Take the time to figure out the primary love language of your colleagues and mentors. Here are some strategies for gathering this information:
- Observe expressions– does the person always greet with a hug or a pat on the back (physical touch)? Do they consistently praise others (words of affirmation)? Do they offer to help out with tasks (acts of service)?
- Notice complaints– listen for comments such as, “I need a little help around here” (acts of service), “I wish I had something to remind me of this occasion” (gifts), or “People are always on their phones and not making an effort to connect!” (quality time)
- Pay attention to requests– asking for feedback on work or their outfit (words of affirmation); asking for a souvenir from your vacation (gifts); asking permission to give a hug (physical touch)
It’s also okay to ask direct questions, such as “What do you need right now? What really makes you feel appreciated at work? What qualities do you most admire in a coworker?” Don’t forget to advocate for yourself! Tell your colleages and mentors, “I’m motivated when…. (I hear that I’m doing a good job), (someone pays attention to what I have to say), etc.”
“If you are going to request that someone make a change in their behavior, you are more likely to see that change if the person feels loved and appreciated by you.” – Dr. Gary Chapman
The 5 Love Languages approach is an effective way to address problems in the workplace in a manner that benefits everyone. Have a coworker that is driving you crazy day after day? Are you getting frustrated with others’ behaviors such as leaving a messy desk or being consistently off-task at work? Here are some steps to try:
- Spend some time paying attention to their expressions/complaints/requests as discussed earlier. Figure out their primary love language.
- Find a way to incorporate their primary love language into daily interactions. (Note: these do not have to be grand gestures. If their love language is gifts, grab them a coffee from the breakroom or perhaps an extra stack of post-it notes from your desk. Quality time can be as easy as having lunch together, or spending five minutes asking about their weekend on a Monday morning).
- After doing step 2 consistently for several days or weeks, make a request. (Example: “I notice that the kitchen gets pretty dirty by the end of the week, and I’m the only one cleaning it. It would help me out a lot if you could wipe down the counters once or twice a week.”
- Immediately after making a request, ask the person if they have any requests for you, and follow through to the best of your ability.

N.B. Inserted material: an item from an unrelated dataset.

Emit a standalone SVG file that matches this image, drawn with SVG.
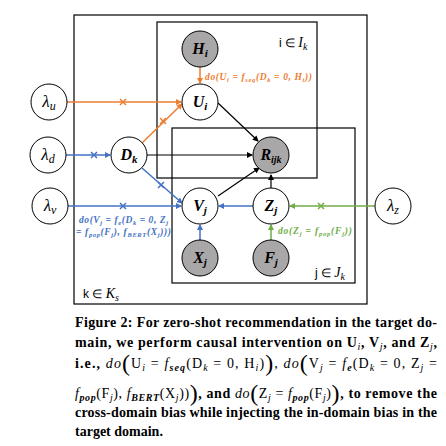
<svg xmlns="http://www.w3.org/2000/svg" width="446" height="446" viewBox="0 0 446 446">
<defs>
<marker id="aO" markerWidth="6" markerHeight="6" refX="5" refY="3" orient="auto" markerUnits="userSpaceOnUse"><path d="M0,0 L6,3 L0,6 z" fill="#ED7D31"/></marker>
<marker id="aB" markerWidth="6" markerHeight="6" refX="5" refY="3" orient="auto" markerUnits="userSpaceOnUse"><path d="M0,0 L6,3 L0,6 z" fill="#4472C4"/></marker>
<marker id="aG" markerWidth="6" markerHeight="6" refX="5" refY="3" orient="auto" markerUnits="userSpaceOnUse"><path d="M0,0 L6,3 L0,6 z" fill="#70AD47"/></marker>
<marker id="aK" markerWidth="6" markerHeight="6" refX="5" refY="3" orient="auto" markerUnits="userSpaceOnUse"><path d="M0,0 L6,3 L0,6 z" fill="#000"/></marker>
</defs>
<style>
.plate{fill:none;stroke:#000;stroke-width:1.2}
.n{fill:#fff;stroke:#000;stroke-width:1}
.g{fill:#A9A7A7;stroke:#000;stroke-width:1}
.lb{font-family:"Liberation Serif",serif;font-weight:bold;font-style:italic;font-size:16px;text-anchor:middle}
.lam{font-family:"Liberation Serif",serif;font-style:italic;font-size:17px;text-anchor:middle}
.pl{font-family:"Liberation Sans",sans-serif;font-size:12px}
.o{stroke:#ED7D31;stroke-width:1.5;fill:none}
.b{stroke:#4472C4;stroke-width:1.5;fill:none}
.gr{stroke:#70AD47;stroke-width:1.5;fill:none}
.k{stroke:#000;stroke-width:1.2;fill:none}
.do{font-family:"Liberation Serif",serif;font-weight:bold;font-style:italic;font-size:9.5px}
.cap{font-family:"Liberation Serif",serif;font-weight:bold;font-size:14px;fill:#000}
.m{font-weight:normal}
.it{font-style:italic}
</style>

<g id="plates">
<rect class="plate" x="74" y="15" width="293" height="289"/>
<rect class="plate" x="157" y="22" width="160" height="156"/>
<rect class="plate" x="172" y="128" width="183" height="155"/>
<text class="pl" x="279" y="47">i ∈ <tspan font-family="Liberation Serif" font-style="italic" font-size="14">I</tspan><tspan font-family="Liberation Serif" font-style="italic" font-size="10" dy="3">k</tspan></text>
<text class="pl" x="315" y="277">j ∈ <tspan font-family="Liberation Serif" font-style="italic" font-size="14">J</tspan><tspan font-family="Liberation Serif" font-style="italic" font-size="10" dy="3">k</tspan></text>
<text class="pl" x="83" y="298">k ∈ <tspan font-family="Liberation Serif" font-style="italic" font-size="14">K</tspan><tspan font-family="Liberation Serif" font-style="italic" font-size="10" dy="3">s</tspan></text>
</g>

<g id="connectors">
<line class="o" x1="200" y1="67" x2="200" y2="83" marker-end="url(#aO)"/>
<line class="o" x1="67" y1="102" x2="181" y2="102" marker-end="url(#aO)"/>
<line class="o" x1="142" y1="143" x2="182" y2="104" marker-end="url(#aO)"/>
<path class="o" d="M120,99 L126,105 M126,99 L120,105"/>
<path class="o" d="M160,118 L166,124 M166,118 L160,124"/>
<line class="b" x1="66" y1="155" x2="110" y2="155" marker-end="url(#aB)"/>
<path class="b" d="M91,152 L97,158 M97,152 L91,158"/>
<line class="b" x1="142" y1="168" x2="182" y2="203" marker-end="url(#aB)"/>
<path class="b" d="M158,182 L164,188 M164,182 L158,188"/>
<line class="b" x1="68" y1="206" x2="181" y2="206" marker-end="url(#aB)"/>
<path class="b" d="M120,203 L126,209 M126,203 L120,209"/>
<line class="b" x1="253" y1="206" x2="219" y2="206" marker-end="url(#aB)"/>
<line class="b" x1="200" y1="240" x2="200" y2="225" marker-end="url(#aB)"/>
<line class="gr" x1="271" y1="240" x2="271" y2="225" marker-end="url(#aG)"/>
<line class="gr" x1="375" y1="206" x2="290" y2="206" marker-end="url(#aG)"/>
<path class="gr" d="M318,203 L324,209 M324,203 L318,209"/>
<line class="k" x1="147" y1="155" x2="252" y2="155" marker-end="url(#aK)"/>
<line class="k" x1="218" y1="103" x2="258" y2="141" marker-end="url(#aK)"/>
<line class="k" x1="218" y1="196" x2="259" y2="168" marker-end="url(#aK)"/>
<line class="k" x1="271" y1="188" x2="271" y2="175" marker-end="url(#aK)"/>
<text class="do" fill="#ED7D31" x="205" y="80" textLength="107" lengthAdjust="spacing">do(U<tspan font-size="6.5" dy="2">i</tspan><tspan dy="-2"> = f</tspan><tspan font-size="6.5" dy="2">seq</tspan><tspan dy="-2">(D</tspan><tspan font-size="6.5" dy="2">k</tspan><tspan dy="-2"> = 0, H</tspan><tspan font-size="6.5" dy="2">i</tspan><tspan dy="-2">))</tspan></text>
<text class="do" fill="#4472C4" x="79" y="223" textLength="89" lengthAdjust="spacing">do(V<tspan font-size="6.5" dy="2">j</tspan><tspan dy="-2"> = f</tspan><tspan font-size="6.5" dy="2">e</tspan><tspan dy="-2">(D</tspan><tspan font-size="6.5" dy="2">k</tspan><tspan dy="-2"> = 0, Z</tspan><tspan font-size="6.5" dy="2">j</tspan></text>
<text class="do" fill="#4472C4" x="76" y="235" textLength="95" lengthAdjust="spacing">= f<tspan font-size="6.5" dy="2">pop</tspan><tspan dy="-2">(F</tspan><tspan font-size="6.5" dy="2">j</tspan><tspan dy="-2">), f</tspan><tspan font-size="6.5" dy="2">BERT</tspan><tspan dy="-2">(X</tspan><tspan font-size="6.5" dy="2">j</tspan><tspan dy="-2">)))</tspan></text>
<text class="do" fill="#70AD47" x="278" y="234" textLength="74" lengthAdjust="spacing">do(Z<tspan font-size="6.5" dy="2">j</tspan><tspan dy="-2"> = f</tspan><tspan font-size="6.5" dy="2">pop</tspan><tspan dy="-2">(F</tspan><tspan font-size="6.5" dy="2">j</tspan><tspan dy="-2">))</tspan></text>
</g>

<g id="node-Hi"><circle class="g" cx="200" cy="49" r="18"/><text class="lb" x="200" y="54">H<tspan font-size="11" dy="3">i</tspan></text></g>
<g id="node-Ui"><circle class="n" cx="200" cy="102" r="18"/><text class="lb" x="200" y="107">U<tspan font-size="11" dy="3">i</tspan></text></g>
<g id="node-lu"><circle class="n" cx="49" cy="102" r="18"/><text class="lam" x="49" y="107">λ<tspan font-size="12" dy="3">u</tspan></text></g>
<g id="node-ld"><circle class="n" cx="48" cy="155" r="18"/><text class="lam" x="48" y="160">λ<tspan font-size="12" dy="3">d</tspan></text></g>
<g id="node-Dk"><circle class="n" cx="129" cy="155" r="18"/><text class="lb" x="129" y="160">D<tspan font-size="11" dy="3">k</tspan></text></g>
<g id="node-Rijk"><circle class="g" cx="271" cy="155" r="18"/><text class="lb" x="271" y="160">R<tspan font-size="10" dy="3">ijk</tspan></text></g>
<g id="node-lv"><circle class="n" cx="50" cy="206" r="18"/><text class="lam" x="50" y="211">λ<tspan font-size="12" dy="3">v</tspan></text></g>
<g id="node-Vj"><circle class="n" cx="200" cy="206" r="18"/><text class="lb" x="200" y="211">V<tspan font-size="11" dy="3">j</tspan></text></g>
<g id="node-Zj"><circle class="n" cx="271" cy="206" r="18"/><text class="lb" x="271" y="211">Z<tspan font-size="11" dy="3">j</tspan></text></g>
<g id="node-lz"><circle class="n" cx="393" cy="206" r="18"/><text class="lam" x="393" y="211">λ<tspan font-size="12" dy="3">z</tspan></text></g>
<g id="node-Xj"><circle class="g" cx="200" cy="258" r="18"/><text class="lb" x="200" y="263">X<tspan font-size="11" dy="3">j</tspan></text></g>
<g id="node-Fj"><circle class="g" cx="271" cy="258" r="18"/><text class="lb" x="271" y="263">F<tspan font-size="11" dy="3">j</tspan></text></g>

<g id="caption">
<text class="cap" x="75" y="327" textLength="362" lengthAdjust="spacing">Figure 2: For zero-shot recommendation in the target do-</text>
<text class="cap" x="75" y="347" textLength="362" lengthAdjust="spacing">main, we perform causal intervention on U<tspan class="m it" font-size="10" dy="3">i</tspan><tspan dy="-3">, V</tspan><tspan class="m it" font-size="10" dy="3">j</tspan><tspan dy="-3">, and Z</tspan><tspan class="m it" font-size="10" dy="3">j</tspan><tspan dy="-3">,</tspan></text>
<text class="cap" x="75" y="368" textLength="362" lengthAdjust="spacing">i.e., <tspan class="m it">do</tspan><tspan class="m" font-size="24" dy="3">(</tspan><tspan class="m" dy="-3">U</tspan><tspan class="m it" font-size="10" dy="3">i</tspan><tspan class="m" dy="-3"> = </tspan><tspan class="m it">f</tspan><tspan class="it" font-size="10" dy="3">seq</tspan><tspan class="m" dy="-3">(D</tspan><tspan class="m it" font-size="10" dy="3">k</tspan><tspan class="m" dy="-3"> = 0, H</tspan><tspan class="m it" font-size="10" dy="3">i</tspan><tspan class="m" dy="-3">)</tspan><tspan class="m" font-size="24" dy="3">)</tspan><tspan class="m" dy="-3">, </tspan><tspan class="m it">do</tspan><tspan class="m" font-size="24" dy="3">(</tspan><tspan class="m" dy="-3">V</tspan><tspan class="m it" font-size="10" dy="3">j</tspan><tspan class="m" dy="-3"> = </tspan><tspan class="m it">f</tspan><tspan class="it" font-size="10" dy="3">e</tspan><tspan class="m" dy="-3">(D</tspan><tspan class="m it" font-size="10" dy="3">k</tspan><tspan class="m" dy="-3"> = 0, Z</tspan><tspan class="m it" font-size="10" dy="3">j</tspan><tspan class="m" dy="-3"> =</tspan></text>
<text class="cap" x="75" y="398" textLength="362" lengthAdjust="spacing"><tspan class="m it">f</tspan><tspan class="it" font-size="10" dy="3">pop</tspan><tspan class="m" dy="-3">(F</tspan><tspan class="m it" font-size="10" dy="3">j</tspan><tspan class="m" dy="-3">), </tspan><tspan class="m it">f</tspan><tspan class="it" font-size="10" dy="3">BERT</tspan><tspan class="m" dy="-3">(X</tspan><tspan class="m it" font-size="10" dy="3">j</tspan><tspan class="m" dy="-3">))</tspan><tspan class="m" font-size="24" dy="3">)</tspan><tspan dy="-3">, and </tspan><tspan class="m it">do</tspan><tspan class="m" font-size="24" dy="3">(</tspan><tspan class="m" dy="-3">Z</tspan><tspan class="m it" font-size="10" dy="3">j</tspan><tspan class="m" dy="-3"> = </tspan><tspan class="m it">f</tspan><tspan class="it" font-size="10" dy="3">pop</tspan><tspan class="m" dy="-3">(F</tspan><tspan class="m it" font-size="10" dy="3">j</tspan><tspan class="m" dy="-3">)</tspan><tspan class="m" font-size="24" dy="3">)</tspan><tspan dy="-3">, to remove the</tspan></text>
<text class="cap" x="75" y="417" textLength="362" lengthAdjust="spacing">cross-domain bias while injecting the in-domain bias in the</text>
<text class="cap" x="75" y="436">target domain.</text>
</g>
</svg>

This strategy allows for the opportunity to strengthen workplace relationships and to resolve conflicts without animosity. Unlike manipulation, which involves altering behaviors via deception this process is rooted in mutual respect. As Dr. Chapman writes, “love creates a climate in which requests are more likely to be honored.”
Knowing the 5 Love Languages can be used to enhance workplace relationships.
- The love languages are present and relevant in every type of human relationship that we have. Transfer this knowledge to better inform your friendships and even your therapeutic relationships with clients/patients.
- Love languages are two-way streets. Know what works best for you, and definitely advocate for the languages that are meaningful to you, but don’t stop there! Keep pushing yourself to become more proficient in each language, and see how it strengthens the relationships in your life.
- The 5 Love Languages are a tool to overcome differences in the workplace and help teams function effectively. I love that each intern brings a unique perspective and style to our work, but it can be a challenge to get everyone on the same page. Understanding love languages helps me have empathy for my colleagues and teaches me how I can adapt for the benefit of the team.